For now, I'll enjoy the rivers of Georgia, the rail trails of Florida, the coasts, wild and free, the warmth and sun, and the ever open road ahead.

Wednesday, February 1, 2012

Tracing the (shoulderless) South

Stereotypes are funny, because sometimes we don’t even know just how they got there in the first place. I suppose I have a stereotype in my head of the “South”. I figured everyone would say “ I do declare” before they went ahead and said something, I thought I would call everyone Governor (for some strange British reason), the girls would all be Belles and lemonade would be sweating on every porch I passed. I'm happy to say, that while this all may exist in the south, it's not the south I saw. I saw bayou, swamps and marshes in Louisiana, the enigma that is New Orleans, the north shore area, the forests of Mississippi, with it's rolling hills, pine forests and endless streams and rivers. So far, the south has been far different than I would have thought.

When I left New Orleans, there is a really large lake that made it hard to get to Mandeville, on the north shore of the lake, where I wanted to go. So, I had to go around, way around, lake Pontchartrain. But it was nice and I got to ride the entirety of the Tammany Trace, the only rail trail in the state. It went for about 30 something miles, from the factory town of Slidell, into Mandeville, north past the Abita Brewery and ending in Covington. I stopped half way in Mandeville to visit an old friend, saw a bald eagle, cypress strewn beach, art in a wine store, poured my own beer from a tap, played some cool games like Pigs and LittleBigPlanet, and made my way, via Hammond, to the state capitol in Baton Rouge.

Baton Rouge turned out to be what other cities have turned out to be: only as good as the host. I stayed with an intrepid warmshower host and THE bicycle advocate in town. I was able to navigate the streets, often with my host, through idyllic residential streets and got a taste of the city I wouldn't have gotten otherwise. “Its not where you are but who you're with that really matters” it's been said. I also had a good friend visit me, as I missed him n New Orleans. Sadly, a cyclist was killed during my stay and another injured by a drunk driver. Too many take driving for granted, forgetting that its a privilege and that it can often be a dangerous means of transportation. Baton Rouge, while slowly improving, was like many other towns I have passed through where the infrastructure gives no respect to the actual people living there. No sidewalks, or broken bad ones if they exist. No thought about how anyone can travel by any mode other than a motor vehicle. Thankfully cities have people like Mark, my warmshower host, fighting the good fight.

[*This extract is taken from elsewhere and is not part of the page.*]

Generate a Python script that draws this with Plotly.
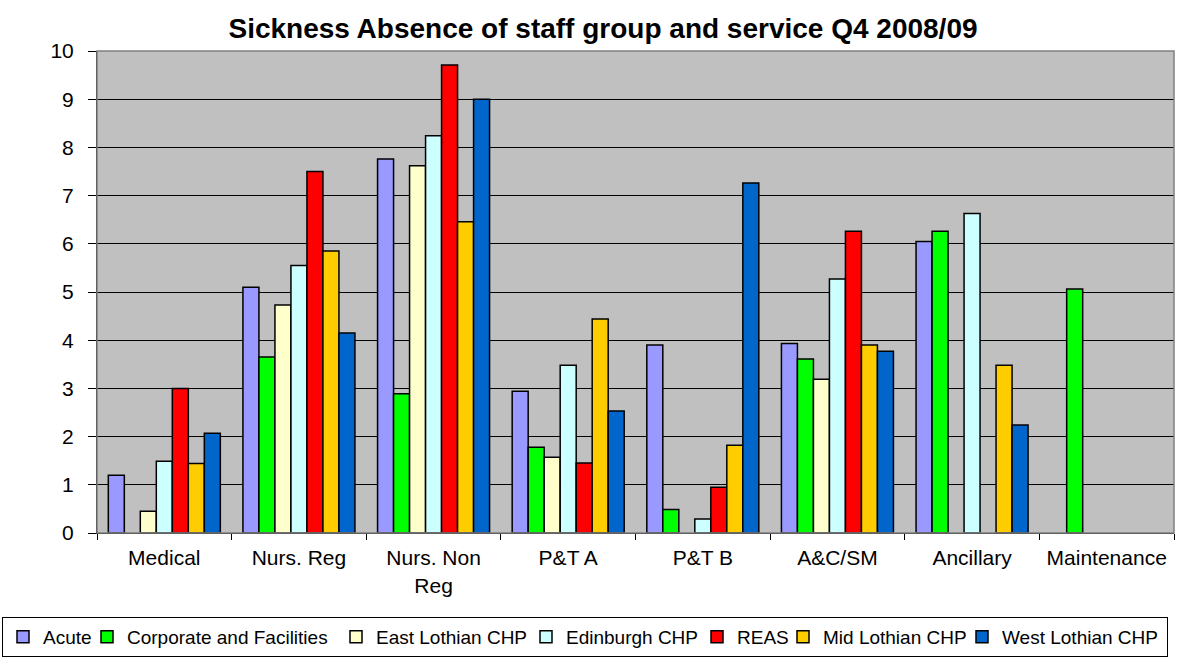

Leaving Baton Rouge, I enjoyed the Exxon polluted “scenic” highway out of town before getting on smaller country roads towards Jackson, where I stayed two nights to let some of the rain pass by. My warmshower hosts were amazing hosts, having put people and groups up for over 11 years!! They love it and it shows. And then my time in Louisiana came to an end as I made my way to the start of the Natchez Trace Parkway, in Natchez, Mississippi.

Severe storms and tornadoes were my welcome committee. A night escaping the thunder and lighting, a morning with dark clouds still high in the sky, and I started at milepost 0 of the Natchez Trace Parkway. The parkway extends 444 miles from Natchez, MS to Nashville, TN following more or less the old Natchez Trace route used by natives, traders, Kaintucks, and many others. It was a postal route, a corridor used during the civil war, traders up the Mississippi would float down, sell their goods and boat and walk back along the trace. It's a well worn path, that has seen it's share of history. Now, it's a top bike route thanks to it's low traffic, no trucks, free campgrounds, relative flatness (thankfully there are some hills to keep me interested) and nice scenery all along the trace.

I spent 6 days meandering along the parkway, passing through the heart of the state and the capital, Jackson, winding my way northeast towards Alabama. If it weren't so called winter, I would go all the way to Nashville, but it's darn cold up dar in the foothills. Instead, I left the Trace after staying at a bicycle only campground and headed towards the distant shores of Alabama, where the crimson tide does roll.